Both Sobyanin and his opponent Alexei Navalny responded to these fears with broadly xenophobic campaigns. Shortly before the election, Sobyanin openly came out against the construction of the mosques. He claimed the demand for them did not come from local Muscovites and that Moscow cannot build them for communities that only reside in the city temporarily. "This is too much," he said, thus putting an end to plans initiated under his predecessor.

An Immigrant Land

Ruslan Volkov, director of Moscow's Fund to Support Islamic Culture, says Muscovites do not want more mosques because they see them as "markets" for Central Asian migrants. "It is where people meet, exchange information and get jobs," he says. Volkov, who is of Tatar heritage, says that white Russians generally accept Tatar Muslims but not those from Central Asia or the Caucasus. "We fought with the Russians for centuries, we are united by blood," he says.

Malashenko thinks the antipathy toward Muslim migrants is only worsening. The latest generation of Central Asians coming to Moscow is different from those in the 1990s and the early 2000s. "These are not post-Soviet people anymore," says Malashenko.

Young Central Asians speak worse Russian than their parents and, having shed their Soviet past more successfully, are instinctively more religious. They are also more economically ambitious than their parents, he says, making them more of a threat for Muscovites, especially during an economic crisis.

Aisuk, a 49-year-old Tajik who declined to give his last name, says the climate of acceptance has deteriorated since he moved to Moscow in 1988. "In the 1990s, Russians would come to the mosque out of curiosity. Now the riot police blocks us off so they don't come anymore," he says. Aisuk claims police pick up men outside the mosque at random and take them back to the police station, asking for documents and, sometimes, bribes to get out. "There they go again," he says, as police cars circle around the mosque after Friday prayers. "They come with dogs, we already feel like dogs in their cages," he says, pointing at the railings installed around the mosque.
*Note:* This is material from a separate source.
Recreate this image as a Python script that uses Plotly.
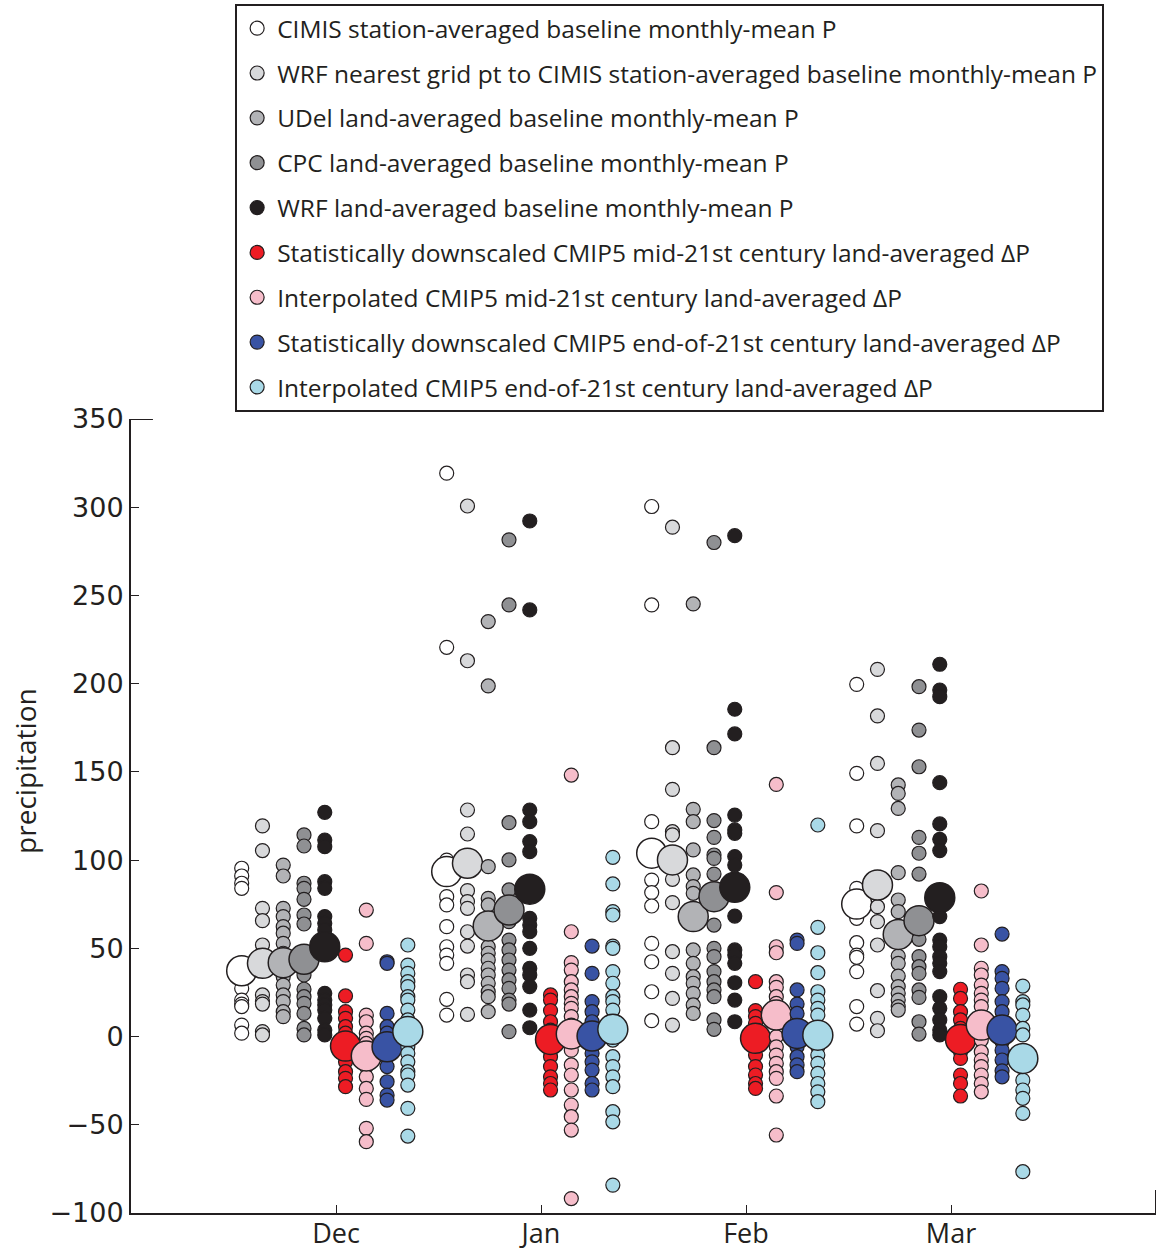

Aisuk is also unhappy with the running of Moscow's new Cathedral Mosque. "There are more cameras in there than in the Kremlin," he jokes, adding that CCTV is in operation even in the toilets. He thinks Russia's Muslim clerics have not done enough to lobby for the construction of more mosques in Moscow, saying they often function as a "business."

21st-Century Solutions

Since the fight to build new mosques has been lost, Moscow's Muslims are looking for alternative ways to solve their lack of worshipping space. One initiative sought to create outdoor mosques in the city's parks, but even that proved too much for the authorities.

Most recently, a Kazan-based entrepreneur crowdfunded a project to introduce mobile mosques in the city.

Airat Kasimov had already created an app called Halal Guide, which helps Muslims find charities and halal food in the Russian capital. He has now converted six trucks into mini-mosques with built-in kitchens. He hopes he will soon receive permission from Moscow's authorities for them to appear on city streets.

Kasimov says he came up with the idea while watching fellow Muslims pray outside in the cold. He plans for the mobile mosques to trot around Moscow's business centers, so that Muslim employees can find the time to pray without traveling across the city.

"If there are no mosques to go to, we will bring them to you," he says.